En aquellos días de noviembre de 1985, en sala Constitucional de la Corte Suprema de Justicia se discutían asuntos de fondo, como el tratado de extradición de Colombianos por narcotráfico a Estados Unidos. Las acciones bélicas intentaron forzar con armas lo que no se gana con argumentos. No lo lograron. Hubo muerte, desapariciones y cicatrices que siguen abiertas, pero no hubo claudicación doctrinal. Entiendo ahora el gesto de mis tíos frente al televisor: no era solo horror, era reconocimiento. Temis, representando la institucionalidad había sido atacada por propiciar la justicia.
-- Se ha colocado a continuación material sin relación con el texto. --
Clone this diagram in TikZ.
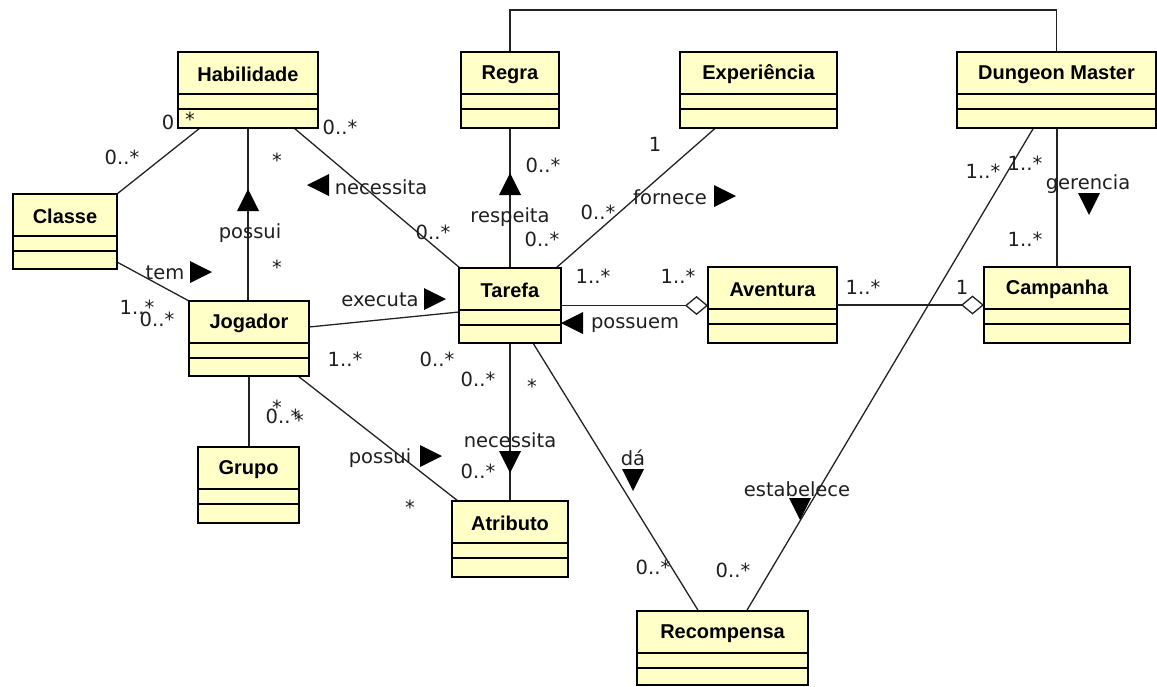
\documentclass[tikz,border=0pt]{standalone}
\usepackage{fontspec}
\usetikzlibrary{arrows.meta}
\newfontfamily\labfont{DejaVu Sans}
\newfontfamily\titfont{Liberation Sans}
\definecolor{classfill}{RGB}{255,255,200}
\definecolor{linegray}{RGB}{35,35,35}

\tikzset{
  classbox/.style={draw=black, line width=2.6pt, fill=classfill, inner sep=0pt, outer sep=0pt, anchor=north west},
  classtitle/.style={font=\titfont\bfseries\fontsize{20}{24}\selectfont, inner sep=0pt},
  lab/.style={font=\labfont\fontsize{19.5}{22}\selectfont, text=black!88, inner sep=0pt},
  assoc/.style={draw=linegray, line width=1.3pt},
  aggr/.style={assoc, -{Diamond[open, fill=white, length=23pt, width=19pt, line width=1.3pt]}},
  triR/.pic={\fill (-11,-11) -- (11,0) -- (-11,11) -- cycle;},
  triL/.pic={\fill (11,-11) -- (-11,0) -- (11,11) -- cycle;},
  triU/.pic={\fill (-11,11) -- (0,-11) -- (11,11) -- cycle;},
  triD/.pic={\fill (-11,-11) -- (0,11) -- (11,-11) -- cycle;},
}

% class box: name, left, top, width, height, title
\newcommand\umlclass[6]{%
  \node[classbox, minimum width=#4pt, minimum height=#5pt] (#1) at (#2,#3) {};
  \node[classtitle] at ([yshift=-22.5pt]#1.north) {#6};
  \draw[line width=1.1pt] ([yshift=-42pt]#1.north west) -- ([yshift=-42pt]#1.north east);
  \draw[line width=1.1pt] ([yshift=-57pt]#1.north west) -- ([yshift=-57pt]#1.north east);
}

\begin{document}
\begin{tikzpicture}[x=1pt, y=-1pt]
\useasboundingbox[fill=white] (0,0) rectangle (1157,686);

% classes (placed first so the connectors can refer to them)
\umlclass{hab}{178}{52}{140}{76}{Habilidade}
\umlclass{cla}{13}{194}{104}{75}{Classe}
\umlclass{jog}{189}{301}{120}{75}{Jogador}
\umlclass{gru}{198}{447}{101}{76}{Grupo}
\umlclass{reg}{461}{52}{98}{76}{Regra}
\umlclass{exp}{680}{52}{157}{76}{Experiência}
\umlclass{dm}{957}{52}{199}{76}{Dungeon Master}
\umlclass{tar}{459}{268}{102}{75}{Tarefa}
\umlclass{av}{708}{267}{129}{76}{Aventura}
\umlclass{cam}{984}{267}{146}{76}{Campanha}
\umlclass{atr}{452}{501}{116}{76}{Atributo}
\umlclass{rec}{637}{611}{171}{74}{Recompensa}

% associations
\draw[assoc] (cla.north east) -- ([xshift=-48pt]hab.south);
\draw[assoc] ([xshift=46pt]hab.south) -- ([xshift=-50pt]tar.north);
\draw[assoc] (hab.south) -- (hab.south |- jog.north);
\draw[assoc] ([yshift=7pt]cla.south east) -- (jog.north west);
\draw[assoc] ([yshift=11.5pt]jog.east) -- ([yshift=-6.5pt]tar.west);
\draw[assoc] ([xshift=-11pt]jog.south east) -- ([xshift=6pt]atr.north west);
\draw[assoc] (jog.south) -- (jog.south |- gru.north);
\draw[assoc] (tar.north) -- (reg.south);
\draw[assoc] ([xshift=-5pt]tar.north east) -- ([xshift=-43pt]exp.south);
\draw[assoc] (tar.south) -- (atr.north);
\draw[assoc] ([xshift=23pt]tar.south) -- ([xshift=-24pt]rec.north);
\draw[assoc] ([xshift=-23pt]dm.south) -- ([xshift=24pt]rec.north);
\draw[assoc] ([xshift=0.5pt]dm.south) -- ([xshift=0.5pt]dm.south |- cam.north);
\draw[assoc] (reg.north) |- ([yshift=42pt]dm.north) -- (dm.north);
\draw[aggr] (tar.east) -- (tar.east -| av.west);
\draw[aggr] (av.east) -- (av.east -| cam.west);

% redraw class boxes over the connector ends
\umlclass{hab}{178}{52}{140}{76}{Habilidade}
\umlclass{cla}{13}{194}{104}{75}{Classe}
\umlclass{jog}{189}{301}{120}{75}{Jogador}
\umlclass{gru}{198}{447}{101}{76}{Grupo}
\umlclass{reg}{461}{52}{98}{76}{Regra}
\umlclass{exp}{680}{52}{157}{76}{Experiência}
\umlclass{dm}{957}{52}{199}{76}{Dungeon Master}
\umlclass{tar}{459}{268}{102}{75}{Tarefa}
\umlclass{atr}{452}{501}{116}{76}{Atributo}
\umlclass{rec}{637}{611}{171}{74}{Recompensa}

% Habilidade ends
\node[lab] (m1) at (168,122) {0};
\node[lab] (m2) at (190,119) {*};
\node[lab] (m3) at (122,157) {0..*};
\node[lab] (m4) at (340,127) {0..*};
\node[lab] (m5) at (277,160) {*};
\node[lab] (m6) at (277,267) {*};
\pic at (248,200) {triU};
\node[lab] (l1) at (250,233) {possui};
\pic at (318,185) {triL};
\node[lab] (l2) at (381,187) {necessita};
\node[lab] (m7) at (433,232) {0..*};

% Classe - Jogador
\node[lab] (l3) at (165,273) {tem};
\pic at (201,272) {triR};
\node[lab] (m8) at (137,307) {1..*};
\node[lab] (m9) at (157,319) {0..*};

% Jogador - Grupo
\node[lab] (m10) at (277,407) {*};
\node[lab] (m11) at (283,416) {0..*};
\node[lab] (m12) at (299,420) {*};

% Jogador - Tarefa, Jogador - Atributo
\node[lab] (l4) at (380,300) {executa};
\pic at (435,299) {triR};
\node[lab] (m13) at (345,359) {1..*};
\node[lab] (m14) at (437,359) {0..*};
\node[lab] (l5) at (380,458) {possui};
\pic at (431,456) {triR};
\node[lab] (m15) at (410,507) {*};

% Tarefa - Regra
\node[lab] (m16) at (543,165) {0..*};
\pic at (510,184) {triU};
\node[lab] (l6) at (510,217) {respeita};
\node[lab] (m17) at (542,239) {0..*};

% Tarefa - Experiencia
\node[lab] (m18) at (655,144) {1};
\node[lab] (l7) at (670,197) {fornece};
\pic at (725,196) {triR};
\node[lab] (m19) at (598,212) {0..*};

% Tarefa - Aventura - Campanha
\node[lab] (m20) at (593,276) {1..*};
\node[lab] (m21) at (678,276) {1..*};
\pic at (572,323) {triL};
\node[lab] (l8) at (635,325) {possuem};
\node[lab] (m22) at (863,287) {1..*};
\node[lab] (m23) at (962,287) {1};

% Tarefa - Atributo
\node[lab] (m24) at (478,379) {0..*};
\node[lab] (l9) at (510,440) {necessita};
\pic at (510,462) {triD};
\node[lab] (m25) at (478,471) {0..*};

% Tarefa - Recompensa
\node[lab] (m26) at (532,386) {*};
\node[lab] (l10) at (633,458) {dá};
\pic at (633,480) {triD};
\node[lab] (m27) at (653,567) {0..*};

% Dungeon Master links
\node[lab] (m28) at (983,171) {1..*};
\node[lab] (m29) at (1025,163) {1..*};
\node[lab] (l11) at (1088,184) {gerencia};
\pic at (1089,204) {triD};
\node[lab] (m30) at (1025,239) {1..*};
\node[lab] (l12) at (797,489) {estabelece};
\pic at (800,509) {triD};
\node[lab] (m31) at (733,570) {0..*};
\end{tikzpicture}
\end{document}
Desde ese 6 y 7 de noviembre de 1985, el negro de la toga dejó de ser un color “adoptado” para convertirse en un símbolo propio. En sus costuras y pliegues quedó atrapada la memoria de quienes esos días y en nuestros días no vuelven a casa: magistrados, Jueces, auxiliares, servidores públicos, abogados, empleados, escoltas y visitantes. También la de quienes, en función de administrar Justicia en nombre de la República de Colombia transciende de este mundo, por los servidores de la Rama Judicial en todo el País, los estudiantes que soñaban con códigos y jurisprudencias, los niños que aprendíamos a leer las instituciones a través de la gente que amábamos. En ese duelo, la prenda adoptó un sentido nuevo: la memoria de quienes dieron al derecho Colombiano doctrina y luces para discernir con independencia, sostener los frenos y contrapesos del Estado y la Sociedad, y recordarnos que la toga no es ornamento, sino un contrato social de responsabilidad con la ciudadanía y con la verdad.
Todavía puedo recordar con precisión las paredes altas y amarillas de aquel despacho de Plato y el pequeño televisor con la escena del tanque ingresando por las puertas del Palacio. El negro de la toga en Colombia no viene solo de una leyenda inglesa, sino de un símbolo de resiliencia. Aquí, además de imparcialidad, el negro significa memoria: el duelo —todavía vivo— de la Rama Judicial que no cede a presiones coyunturales ni agendas contrarias a la justicia.